Measurement of vibrations of composite wings using high-order finite element beam

The purpose of this study is to show the influence of bending-torsion coupling on natural frequencies and mode shapes of aircraft wings by using two finite element beam formulations. The bending-torsion coupling parameters are the geometric parameter (distance between the mass axis and elastic axis of the cross-section of the beam) and the material coupling due to laminated composites. Cubic and high-order Hermite finite element interpolations are presented in this study, in order to show the influence of geometric and material coupling on natural frequencies and mode shapes.

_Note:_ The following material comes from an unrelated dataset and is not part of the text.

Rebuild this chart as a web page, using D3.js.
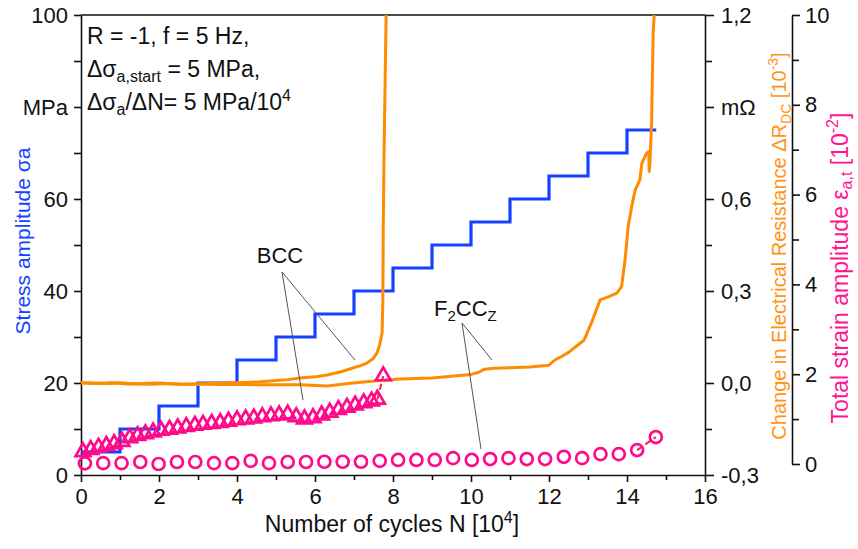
<!DOCTYPE html>
<html>
<head>
<meta charset="utf-8">
<script src="https://cdn.jsdelivr.net/npm/d3@7"></script>
<style>
  html, body { margin: 0; padding: 0; background: #fff; }
  svg { display: block; font-family: Arial, "Liberation Sans", sans-serif; }
</style>
</head>
<body>
<svg id="chart" width="858" height="549"></svg>
<script>
// ---- data -------------------------------------------------------------
// stress amplitude steps (MPa) vs. cycles (10^4)
const stressN = [0, 1, 2, 3, 4, 5, 6, 7, 8, 9, 10, 11, 12, 13, 14, 14.75];
const stressVal = [5, 10, 15, 20, 25, 30, 35, 40, 45, 50, 55, 60, 65, 70, 75, 75];

// change in electrical resistance, BCC
const bccN = [0, 0.3, 0.7, 1.0, 1.4, 1.8, 2.2, 2.6, 3.0, 3.4, 3.8, 4.2, 4.6, 5.0, 5.3, 5.62, 6.0, 6.31, 6.65, 6.97, 7.15, 7.33, 7.48, 7.59, 7.66, 7.72, 7.74, 7.75, 7.77, 7.8, 7.83];
const bccR = [0.001, 0.0, -0.002, 0.001, -0.003, -0.004, -0.002, -0.004, -0.003, -0.001, 0.0, 0.002, 0.004, 0.008, 0.011, 0.016, 0.02, 0.026, 0.036, 0.049, 0.056, 0.065, 0.078, 0.098, 0.125, 0.163, 0.27, 0.5, 0.75, 1.0, 1.25];

// change in electrical resistance, F2CCZ
const fccN = [0, 0.4, 0.8, 1.2, 1.6, 2.0, 2.5, 3.0, 3.5, 4.0, 4.5, 5.0, 5.62, 6.31, 6.97, 7.59, 8.18, 8.6, 9.0, 9.5, 10.0, 10.2, 10.35, 10.6, 11.0, 11.5, 12.0, 12.15, 12.3, 12.5, 12.7, 12.9, 13.1, 13.31, 13.5, 13.74, 13.86, 13.95, 14.03, 14.12, 14.21, 14.33, 14.38, 14.5, 14.56, 14.57, 14.59, 14.63, 14.67, 14.72];
const fccR = [0.0, -0.002, 0.001, -0.003, -0.002, 0.0, -0.004, -0.003, -0.005, -0.004, -0.006, -0.006, -0.006, -0.010, 0.0, 0.007, 0.013, 0.015, 0.016, 0.022, 0.028, 0.035, 0.045, 0.048, 0.05, 0.052, 0.058, 0.075, 0.085, 0.1, 0.12, 0.14, 0.2, 0.271, 0.28, 0.293, 0.314, 0.401, 0.51, 0.575, 0.629, 0.662, 0.716, 0.749, 0.755, 0.69, 0.72, 0.85, 1.14, 1.25];

// total strain amplitude (10^-2), BCC (triangles)
const triN = [0.05, 0.25, 0.45, 0.65, 0.85, 1.05, 1.25, 1.45, 1.65, 1.85, 2.05, 2.27, 2.48, 2.7, 2.92, 3.13, 3.35, 3.57, 3.78, 4.0, 4.22, 4.43, 4.65, 4.87, 5.08, 5.3, 5.52, 5.73, 5.95, 6.17, 6.38, 6.6, 6.82, 7.03, 7.25, 7.45, 7.6];
const triE = [0.27, 0.32, 0.37, 0.41, 0.45, 0.5, 0.58, 0.63, 0.67, 0.71, 0.75, 0.77, 0.8, 0.83, 0.86, 0.88, 0.9, 0.92, 0.95, 0.98, 1.0, 1.02, 1.05, 1.07, 1.09, 1.11, 1.05, 1.0, 1.03, 1.09, 1.15, 1.21, 1.26, 1.31, 1.36, 1.4, 1.44];
const triLastN = 7.75, triLastE = 1.96;

// total strain amplitude (10^-2), F2CCZ (circles)
const circN = [0.1, 0.57, 1.04, 1.52, 1.99, 2.46, 2.93, 3.41, 3.88, 4.35, 4.82, 5.3, 5.77, 6.24, 6.71, 7.18, 7.66, 8.13, 8.6, 9.07, 9.54, 10.02, 10.49, 10.96, 11.43, 11.9, 12.38, 12.85, 13.32, 13.79, 14.26];
const circE = [0.015, 0.02, 0.02, 0.045, 0.0, 0.045, 0.045, 0.02, 0.02, 0.07, 0.02, 0.045, 0.045, 0.05, 0.05, 0.05, 0.07, 0.09, 0.09, 0.09, 0.13, 0.09, 0.11, 0.13, 0.11, 0.11, 0.16, 0.13, 0.22, 0.22, 0.31];
const circLastN = 14.74, circLastE = 0.6;

// axis ticks
const xTicks = [0, 2, 4, 6, 8, 10, 12, 14, 16];
const xMinor = [1, 3, 5, 7, 9, 11, 13, 15];
const sTicks = [0, 20, 40, 60, 80, 100];
const sLabels = ["0", "20", "40", "60", "MPa", "100"];
const sMinor = [10, 30, 50, 70, 90];
const rTicks = [-0.3, 0.0, 0.3, 0.6, 0.9, 1.2];
const rLabels = ["-0,3", "0,0", "0,3", "0,6", "m\u03A9", "1,2"];
const rMinor = [-0.15, 0.15, 0.45, 0.75, 1.05];
const eTicks = [0, 2, 4, 6, 8, 10];
const eMinor = [1, 3, 5, 7, 9];

// ---- layout -----------------------------------------------------------
const L = 81, R = 705, T = 15, B = 475;
const strainAxisX = 792;
const BLUE = "#1443ff", ORANGE = "#ff8c00", PINK = "#ff0a8a", DASH = "#f0283c";

const svg = d3.select("#chart");
const x = d3.scaleLinear().domain([0, 16]).range([L, R]);
const yS = d3.scaleLinear().domain([0, 100]).range([B, T]);
const yR = d3.scaleLinear().domain([-0.3, 1.2]).range([B, T]);
const yE = d3.scaleLinear().domain([0, 10]).range([B - 11, T]);

svg.append("clipPath").attr("id", "plotClip")
  .append("rect").attr("x", L).attr("y", T).attr("width", R - L).attr("height", B - T);

const FS = 22;

function styleAxis(g) {
  g.selectAll("path.domain").attr("stroke", "#111").attr("stroke-width", 1.6);
  g.selectAll(".tick line").attr("stroke", "#111").attr("stroke-width", 1.6);
  g.selectAll(".tick text").attr("fill", "#111").attr("font-size", FS)
    .attr("font-family", "Arial, 'Liberation Sans', sans-serif");
}

// bottom axis
const gx = svg.append("g").attr("transform", `translate(0,${B})`)
  .call(d3.axisBottom(x).tickValues(xTicks).tickSize(7).tickSizeOuter(0).tickPadding(6).tickFormat(d3.format("d")));
styleAxis(gx);
const gxm = svg.append("g").attr("transform", `translate(0,${B})`)
  .call(d3.axisBottom(x).tickValues(xMinor).tickSize(5).tickFormat(""));
styleAxis(gxm); gxm.select("path.domain").remove();

// left axis (stress)
const gl = svg.append("g").attr("transform", `translate(${L},0)`)
  .call(d3.axisLeft(yS).tickValues(sTicks).tickSize(7).tickSizeOuter(0).tickPadding(6)
    .tickFormat((d, i) => sLabels[i]));
styleAxis(gl);
const glm = svg.append("g").attr("transform", `translate(${L},0)`)
  .call(d3.axisLeft(yS).tickValues(sMinor).tickSize(7).tickFormat(""));
styleAxis(glm); glm.select("path.domain").remove();

// top frame line
svg.append("line").attr("x1", L).attr("x2", R).attr("y1", T).attr("y2", T)
  .attr("stroke", "#111").attr("stroke-width", 1.6);

// right axis (resistance)
const gr = svg.append("g").attr("transform", `translate(${R},0)`)
  .call(d3.axisRight(yR).tickValues(rTicks).tickSize(9).tickSizeOuter(0).tickPadding(7)
    .tickFormat((d, i) => rLabels[i]));
styleAxis(gr);
const grm = svg.append("g").attr("transform", `translate(${R},0)`)
  .call(d3.axisRight(yR).tickValues(rMinor).tickSize(7).tickFormat(""));
styleAxis(grm); grm.select("path.domain").remove();

// far right axis (strain)
const ge = svg.append("g").attr("transform", `translate(${strainAxisX},0)`)
  .call(d3.axisRight(yE).tickValues(eTicks).tickSize(8).tickSizeOuter(0).tickPadding(5).tickFormat(d3.format("d")));
styleAxis(ge);
const gem = svg.append("g").attr("transform", `translate(${strainAxisX},0)`)
  .call(d3.axisRight(yE).tickValues(eMinor).tickSize(7).tickFormat(""));
styleAxis(gem); gem.select("path.domain").remove();

// ---- data marks -------------------------------------------------------
const plot = svg.append("g").attr("clip-path", "url(#plotClip)");

// stress steps
const stepLine = d3.line().x(d => x(d[0])).y(d => yS(d[1])).curve(d3.curveStepAfter);
plot.append("path").datum(d3.zip(stressN, stressVal))
  .attr("d", stepLine).attr("fill", "none").attr("stroke", BLUE).attr("stroke-width", 3.2);

// resistance curves
const resLine = d3.line().x(d => x(d[0])).y(d => yR(d[1]));
plot.append("path").datum(d3.zip(bccN, bccR))
  .attr("d", resLine).attr("fill", "none").attr("stroke", ORANGE).attr("stroke-width", 3)
  .attr("stroke-linejoin", "round");
plot.append("path").datum(d3.zip(fccN, fccR))
  .attr("d", resLine).attr("fill", "none").attr("stroke", ORANGE).attr("stroke-width", 3)
  .attr("stroke-linejoin", "round");

// dashed closing segments to the final strain points
plot.append("line")
  .attr("x1", x(triN[triN.length - 1])).attr("y1", yE(triE[triE.length - 1]))
  .attr("x2", x(triLastN)).attr("y2", yE(triLastE))
  .attr("stroke", DASH).attr("stroke-width", 2).attr("stroke-dasharray", "6,4");
plot.append("line")
  .attr("x1", x(circN[circN.length - 1])).attr("y1", yE(circE[circE.length - 1]))
  .attr("x2", x(circLastN)).attr("y2", yE(circLastE))
  .attr("stroke", DASH).attr("stroke-width", 2).attr("stroke-dasharray", "6,4");

// strain markers
const triSym = d3.symbol().type(d3.symbolTriangle).size(95);
const tris = d3.zip(triN, triE).concat([[triLastN, triLastE]]);
svg.append("g").selectAll("path").data(tris).join("path")
  .attr("d", triSym).attr("transform", d => `translate(${x(d[0])},${yE(d[1])})`)
  .attr("fill", "none").attr("stroke", PINK).attr("stroke-width", 2.7);

const circs = d3.zip(circN, circE).concat([[circLastN, circLastE]]);
svg.append("g").selectAll("circle").data(circs).join("circle")
  .attr("cx", d => x(d[0])).attr("cy", d => yE(d[1])).attr("r", 6)
  .attr("fill", "none").attr("stroke", PINK).attr("stroke-width", 2.7);

// ---- annotations ------------------------------------------------------
const ann = svg.append("g").attr("stroke", "#555").attr("stroke-width", 1);
ann.append("line").attr("x1", 282).attr("y1", 272).attr("x2", 303).attr("y2", 400);
ann.append("line").attr("x1", 282).attr("y1", 272).attr("x2", 355).attr("y2", 360);
ann.append("line").attr("x1", 462).attr("y1", 323).attr("x2", 481).attr("y2", 449);
ann.append("line").attr("x1", 462).attr("y1", 323).attr("x2", 492).attr("y2", 360);

svg.append("text").attr("x", 280).attr("y", 263).attr("text-anchor", "middle")
  .attr("font-size", FS).attr("fill", "#111").text("BCC");

const f2 = svg.append("text").attr("x", 434).attr("y", 316).attr("font-size", FS).attr("fill", "#111");
f2.append("tspan").text("F");
f2.append("tspan").attr("font-size", 15).attr("dy", 5).text("2");
f2.append("tspan").attr("dy", -5).text("CC");
f2.append("tspan").attr("font-size", 15).attr("dy", 5).text("Z");

// test conditions
const info = svg.append("g").attr("font-size", 23).attr("fill", "#111");
info.append("text").attr("x", 87).attr("y", 44).text("R = -1, f = 5 Hz,");
const l2 = info.append("text").attr("x", 87).attr("y", 77);
l2.append("tspan").text("\u0394\u03C3");
l2.append("tspan").attr("font-size", 16).attr("dy", 5).text("a,start");
l2.append("tspan").attr("dy", -5).text(" = 5 MPa,");
const l3 = info.append("text").attr("x", 87).attr("y", 110);
l3.append("tspan").text("\u0394\u03C3");
l3.append("tspan").attr("font-size", 16).attr("dy", 5).text("a");
l3.append("tspan").attr("dy", -5).text("/\u0394N= 5 MPa/10");
l3.append("tspan").attr("font-size", 16).attr("dy", -9).text("4");

// ---- axis titles ------------------------------------------------------
const xt = svg.append("text").attr("x", 392).attr("y", 532).attr("text-anchor", "middle")
  .attr("font-size", 23).attr("fill", "#111");
xt.append("tspan").text("Number of cycles N [10");
xt.append("tspan").attr("font-size", 16).attr("dy", -9).text("4");
xt.append("tspan").attr("dy", 9).text("]");

svg.append("text").attr("transform", "translate(30,241) rotate(-90)").attr("text-anchor", "middle")
  .attr("font-size", 21).attr("fill", BLUE).text("Stress amplitude \u03C3a");

const rt = svg.append("text").attr("transform", "translate(786,246) rotate(-90)").attr("text-anchor", "middle")
  .attr("font-size", 20).attr("fill", "#ff9414");
rt.append("tspan").text("Change in Electrical Resistance \u0394R");
rt.append("tspan").attr("font-size", 14).attr("dy", 5).text("DC");
rt.append("tspan").attr("dy", -5).text(" [10");
rt.append("tspan").attr("font-size", 14).attr("dy", -8).text("-3");
rt.append("tspan").attr("dy", 8).text("]");

const et = svg.append("text").attr("transform", "translate(848,268) rotate(-90)").attr("text-anchor", "middle")
  .attr("font-size", 23).attr("fill", "#ff1493");
et.append("tspan").text("Total strain amplitude \u03B5");
et.append("tspan").attr("font-size", 16).attr("dy", 4).text("a,t");
et.append("tspan").attr("dy", -4).text(" [10");
et.append("tspan").attr("font-size", 16).attr("dy", -10).text("-2");
et.append("tspan").attr("dy", 10).text("]");
</script>
</body>
</html>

Starting by the governing partial differential equations of motion for the coupled bending-torsion beam with the bending and torsion equations, the Galerkin's method is used with high-order finite element interpolation to obtain the high-order Hermitian shape functions. The mass and stiffness matrices are obtained using the kinetic energy and potential energy, respectively. The beam finite element has two nodes, the cubic element has three degrees of freedom at each end (transvers displacement, slope and torsion), where the high order element has five degrees of freedom at each end (transvers displacement, slope, curvature, gradient of curvature and torsion). The mass matrix contains geometric coupling terms and the stiffness matrix contains terms of material bending-torsion coupling. The obtained results using cubic and high-order finite element Euler-Bernoulli beam formulations are compared for a free vibration analysis of Goland metallic wing (geometric coupling) and validated with Dynamic Stiffness Method for composite wings.